HOUSTON – Perform a web search for “Hurricane Harvey lawsuit” and chances are at least half a dozen ads paid for by trial lawyers will populate the top part of the browser.
That’s nothing new, however, as Texas plaintiff’s attorneys, for the past decade or so, have advertised heavily following major storms in search of victims claiming their insurance claim was underpaid or improperly denied.
But Harvey brought more than record rains, flooding and the usual rush for insured claimants.
Not only Texas firms, but plaintiff’s attorneys from different states and lawyers with varying specializations have been pouring into Houston over the past several weeks in hopes of being part of what could morph into a multi-billion dollar case.
When Harvey finally moved on, the U.S. Army Corp of Engineers opted to make controlled releases of water from the critically full Addicks and Baker reservoirs – a decision that resulted in the flooding of thousands of homes and businesses downstream of Buffalo Bayou.
Lawyers are calling the intentional but necessary flooding an act of “inverse condemnation,” a legal term describing a situation in which the government takes private property but fails to pay the compensation required by the 5th Amendment, making it so affected property owners must sue in order to obtain compensation.
Now, Google only the term “inverse condemnation” and trial lawyers ads will most certainly dominate the top spots on the searcher’s web browser.
“If you are one of the thousands of people whose homes were flooded after water was released from the reservoirs, you could potentially benefit from speaking to a knowledgeable Houston controlled flooding injury lawyer,” states one such ad paid for by the Sullo & Sullo law firm in Houston.
“If inverse condemnation of your property left you with a flooded home, after you had escaped Hurricane Harvey’s wrath, then a Sullo & Sullo Houston controlled flooding injury lawyer can work on your behalf to ensure you receive just compensation for the damages to your home.”

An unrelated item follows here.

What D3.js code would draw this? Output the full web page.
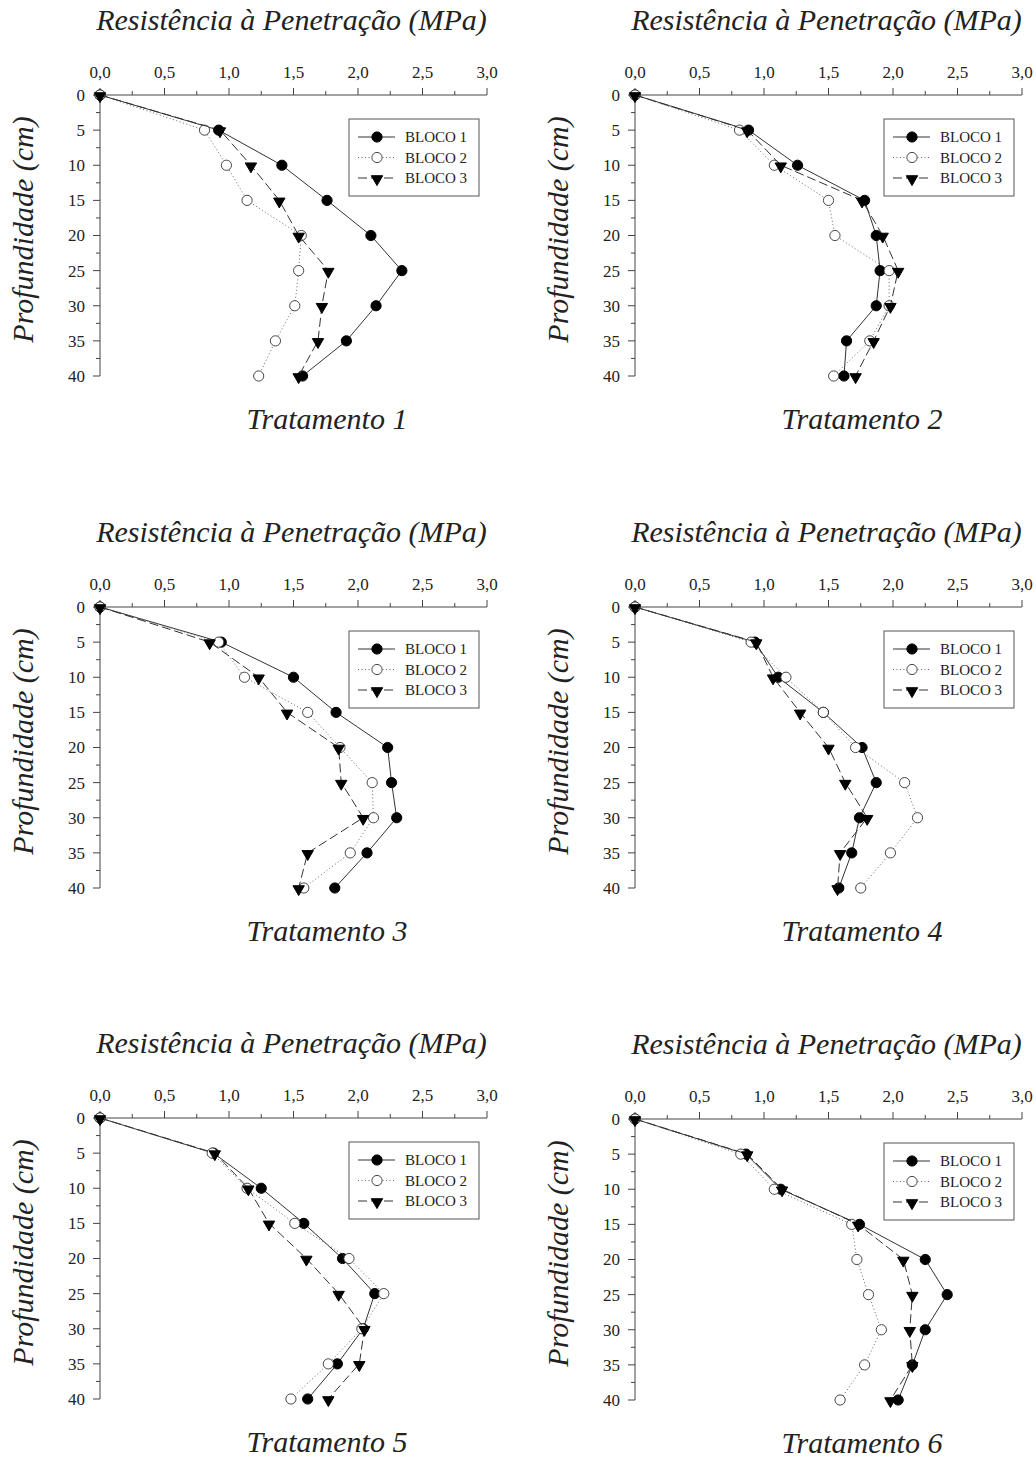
<!DOCTYPE html>
<html>
<head>
<meta charset="utf-8">
<script src="https://cdn.jsdelivr.net/npm/d3@7"></script>
<style>
  body { margin: 0; background: #fff; }
  svg { display: block; font-family: "Liberation Serif", "Times New Roman", serif; }
</style>
</head>
<body>
<svg id="chart" width="1036" height="1458"></svg>
<script>
// depths (cm) and resistance readings (MPa) per treatment: [bloco1, bloco2, bloco3]
const depths = [0, 5, 10, 15, 20, 25, 30, 35, 40];
const blocos = ['BLOCO 1', 'BLOCO 2', 'BLOCO 3'];
const xTicks = [0, 0.5, 1, 1.5, 2, 2.5, 3];
const yTicks = [0, 5, 10, 15, 20, 25, 30, 35, 40];

const trat1 = [
    [0, 0.92, 1.41, 1.76, 2.10, 2.34, 2.14, 1.91, 1.57],
    [0, 0.81, 0.98, 1.14, 1.56, 1.54, 1.51, 1.36, 1.23],
    [0, 0.93, 1.17, 1.39, 1.54, 1.77, 1.72, 1.69, 1.54]
];
const trat2 = [
    [0, 0.88, 1.26, 1.78, 1.87, 1.90, 1.87, 1.64, 1.62],
    [0, 0.81, 1.08, 1.50, 1.55, 1.97, 1.97, 1.82, 1.54],
    [0, 0.87, 1.13, 1.76, 1.92, 2.04, 1.98, 1.85, 1.71]
];
const trat3 = [
    [0, 0.94, 1.50, 1.83, 2.23, 2.26, 2.30, 2.07, 1.82],
    [0, 0.92, 1.12, 1.61, 1.86, 2.11, 2.12, 1.94, 1.58],
    [0, 0.85, 1.23, 1.45, 1.85, 1.87, 2.04, 1.61, 1.54]
];
const trat4 = [
    [0, 0.93, 1.11, 1.46, 1.76, 1.87, 1.74, 1.68, 1.58],
    [0, 0.90, 1.17, 1.46, 1.71, 2.09, 2.19, 1.98, 1.75],
    [0, 0.94, 1.07, 1.28, 1.50, 1.63, 1.80, 1.59, 1.57]
];
const trat5 = [
    [0, 0.88, 1.25, 1.58, 1.88, 2.13, 2.04, 1.84, 1.61],
    [0, 0.87, 1.14, 1.51, 1.93, 2.20, 2.03, 1.77, 1.48],
    [0, 0.89, 1.15, 1.31, 1.60, 1.85, 2.05, 2.01, 1.77]
];
const trat6 = [
    [0, 0.86, 1.13, 1.74, 2.25, 2.42, 2.25, 2.15, 2.04],
    [0, 0.82, 1.08, 1.68, 1.72, 1.81, 1.91, 1.78, 1.59],
    [0, 0.87, 1.14, 1.73, 2.08, 2.15, 2.13, 2.15, 1.98]
];
const tratamentos = ['Tratamento 1', 'Tratamento 2', 'Tratamento 3',
                     'Tratamento 4', 'Tratamento 5', 'Tratamento 6'];
const panelData = [trat1, trat2, trat3, trat4, trat5, trat6];

// plot-area origins (top-left) of the 6 panels
const origins = [[100, 95], [635, 95], [100, 607], [635, 607], [100, 1118], [635, 1119]];
const plotW = 387, plotH = 281;

const ink = '#222';
const dashes = [null, '1,2.5', '9,4'];
const lineColors = ['#333', '#666', '#333'];

const svg = d3.select('#chart');

const x = d3.scaleLinear().domain([0, 3]).range([0, plotW]);
const y = d3.scaleLinear().domain([0, 40]).range([0, plotH]);

const fmt = d => d3.format('.1f')(d).replace('.', ',');

const circleSym = d3.symbol().type(d3.symbolCircle).size(82);
const triSym = d3.symbol().type(d3.symbolTriangle).size(56);

function drawMarker(g, k, cx, cy) {
    if (k === 0) {
        g.append('path').attr('d', circleSym())
            .attr('transform', `translate(${cx},${cy})`)
            .attr('fill', '#000').attr('stroke', '#000');
    } else if (k === 1) {
        g.append('path').attr('d', circleSym())
            .attr('transform', `translate(${cx},${cy})`)
            .attr('fill', '#fff').attr('stroke', '#333').attr('stroke-width', 0.9);
    } else {
        g.append('path').attr('d', triSym())
            .attr('transform', `translate(${cx},${cy + 1}) rotate(180)`)
            .attr('fill', '#000').attr('stroke', '#000');
    }
}

panelData.forEach(function (series, p) {
    const [ox, oy] = origins[p];
    const g = svg.append('g').attr('transform', `translate(${ox},${oy})`);

    // top x axis, major + minor ticks
    const xAxis = g.append('g').attr('class', 'x-axis');
    xAxis.append('line').attr('x1', 0).attr('x2', plotW).attr('y1', 0).attr('y2', 0)
        .attr('stroke', '#444');
    xAxis.selectAll('.minor').data(d3.range(0.25, 3, 0.5)).join('line')
        .attr('x1', d => x(d)).attr('x2', d => x(d)).attr('y1', 0).attr('y2', -4)
        .attr('stroke', '#444');
    xAxis.selectAll('.major').data(xTicks).join('line')
        .attr('x1', d => x(d)).attr('x2', d => x(d)).attr('y1', 0).attr('y2', -7)
        .attr('stroke', '#444');
    xAxis.selectAll('text').data(xTicks).join('text')
        .attr('x', d => x(d)).attr('y', -17)
        .attr('text-anchor', 'middle').attr('font-size', 17).attr('fill', ink)
        .text(fmt);

    // left y axis (depth downwards)
    const yAxis = g.append('g').attr('class', 'y-axis');
    yAxis.append('line').attr('x1', 0).attr('x2', 0).attr('y1', 0).attr('y2', plotH)
        .attr('stroke', '#444');
    yAxis.selectAll('.minor').data(d3.range(2.5, 40, 5)).join('line')
        .attr('x1', 0).attr('x2', -4).attr('y1', d => y(d)).attr('y2', d => y(d))
        .attr('stroke', '#444');
    yAxis.selectAll('.major').data(yTicks).join('line')
        .attr('x1', 0).attr('x2', -7).attr('y1', d => y(d)).attr('y2', d => y(d))
        .attr('stroke', '#444');
    yAxis.selectAll('text').data(yTicks).join('text')
        .attr('x', -15).attr('y', d => y(d)).attr('dy', '0.35em')
        .attr('text-anchor', 'end').attr('font-size', 17).attr('fill', ink)
        .text(d => d);

    // titles
    g.append('text')
        .attr('x', plotW / 2 - 2).attr('y', -65)
        .attr('text-anchor', 'middle').attr('font-size', 30).attr('font-style', 'italic')
        .attr('fill', ink)
        .text('Resistência à Penetração (MPa)');
    g.append('text')
        .attr('transform', `translate(${-67},${plotH / 2 - 6}) rotate(-90)`)
        .attr('text-anchor', 'middle').attr('font-size', 30).attr('font-style', 'italic')
        .attr('fill', ink)
        .text('Profundidade (cm)');
    g.append('text')
        .attr('x', 227).attr('y', plotH + 53)
        .attr('text-anchor', 'middle').attr('font-size', 30).attr('font-style', 'italic')
        .attr('fill', ink)
        .text(tratamentos[p]);

    // series
    const line = d3.line().x(d => x(d[0])).y(d => y(d[1]));
    series.forEach(function (vals, k) {
        const pts = vals.map((v, i) => [v, depths[i]]);
        const sg = g.append('g');
        sg.append('path').datum(pts).attr('d', line)
            .attr('fill', 'none').attr('stroke', lineColors[k]).attr('stroke-width', 1)
            .attr('stroke-dasharray', dashes[k]);
        pts.forEach(d => drawMarker(sg, k, x(d[0]), y(d[1])));
    });

    // legend
    const lg = g.append('g').attr('transform', 'translate(249,24)');
    lg.append('rect').attr('width', 130).attr('height', 77)
        .attr('fill', '#fff').attr('stroke', '#555').attr('stroke-width', 1);
    blocos.forEach(function (name, k) {
        const ly = 18 + k * 20.5;
        lg.append('line').attr('x1', 9).attr('x2', 46).attr('y1', ly).attr('y2', ly)
            .attr('stroke', lineColors[k]).attr('stroke-dasharray', dashes[k]);
        drawMarker(lg, k, 28, ly);
        lg.append('text').attr('x', 56).attr('y', ly).attr('dy', '0.35em')
            .attr('font-size', 15).attr('fill', ink).text(name);
    });
});
</script>
</body>
</html>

Court records show dozens of Harvey inverse condemnation cases have already been filed in the U.S. Court of Federal Claims, which, among other duties, is authorized to hear primarily money claims founded upon the U.S. Constitution.
On Oct. 16, the Houston Chronicle reported that Jay Edelson, a Chicago class action lawyer, has already signed up hundreds of victims impacted by reservoir flooding.
Edelson, along with 124 other prominent attorneys, such as John Eddie Williams Jr., recently met with Susan Braden, the chief judge of the U.S. Court of Federal Claims, who flew in from Washington to Houston to determine how to proceed with the mounting inverse condemnation suits, which will most likely be consolidated, according to the article.
Some of the other well-known area firms and lawyers in search of inverse condemnation cases include:
- The Mostyn Law Firm. “Do you live along Buffalo Bayou? Was your home flooded as a result of the controlled release of water from Addicks or Barker Reservoirs? We may be able to help!,” a clip from the firm’s website reads; and
- The Pinkerton Law Firm, which promotes on its site that claims from Hurricane Harvey will not be limited to insurance claims. “In this matter, there is also an actionable claim for inverse condemnation.”